Floods are one of the costliest natural hazards in Switzerland and worldwide. Therefore, society is confronted with questions about protecting people and assets from flood risks. Key instruments are protective measures, land use regulations, spatial planning, and the interventions by civil protection units if flood magnitudes exceed the protection standards. Both prevention and preparedness require risk awareness from professionals, politicians, and the public. Risk awareness is generally high after an event and low after a period without major events. However, the rarity of extreme flood events limits learning from flood events. The training of intervention forces who should manage flood events with magnitudes beyond hitherto observed flood events requires a comprehensive description and visualization of the flood processes and their impacts. To address this, together with stakeholders and civil protection and intervention planning experts, we co-developed a new way to visualize the spatiotemporal dynamics of extreme flood events and thereby communicate their impacts using dynamical flood storymaps. We selected physically plausible precipitation scenarios from reforecasts to develop storylines of extreme river flood events and their socioeconomic impacts in Switzerland. The co-development process revealed which information is relevant to potential users and how it must be presented. It is shown that storylines of extreme events presented as storymaps are a valuable tool to communicate scientific results in a way that allows practitioners to gain relevant information for their work.
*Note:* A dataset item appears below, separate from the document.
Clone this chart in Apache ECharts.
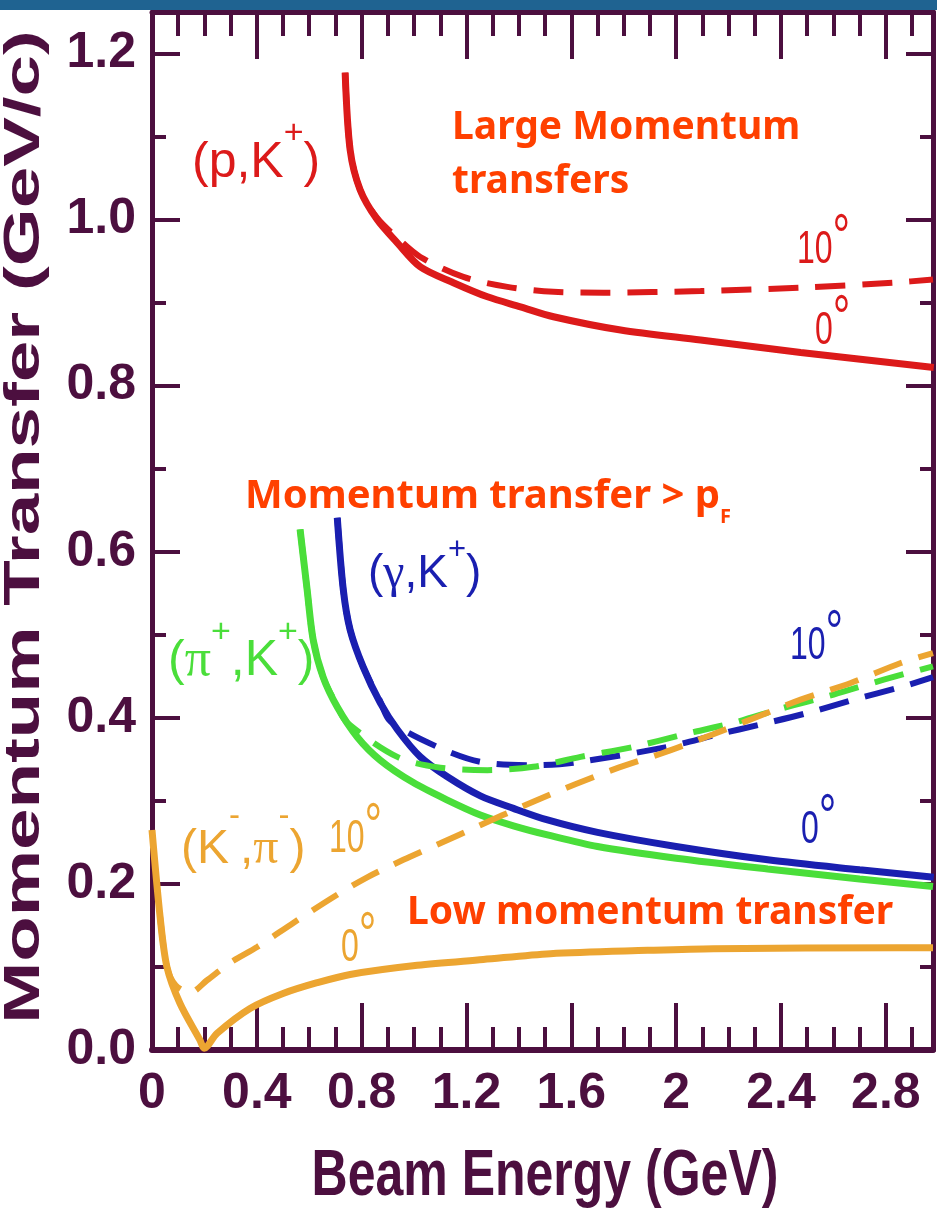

Therefore, we built an interactive online tool (www.flooddynamics.ch), enabling the user to analyze the spatiotemporal unfolding of flood events in Switzerland from the start of precipitation to the recession of the flood. The visualization includes maps of inundated areas at hourly timesteps and the related impacts in terms of affected persons, buildings, roads, and infrastructure. Such a temporally explicit (dynamic) representation of extreme events in storymaps, in contrast to static hazard maps, which are commonly used today, is favorable for emergency intervention planning and training and thus for awareness creation and better disaster preparedness.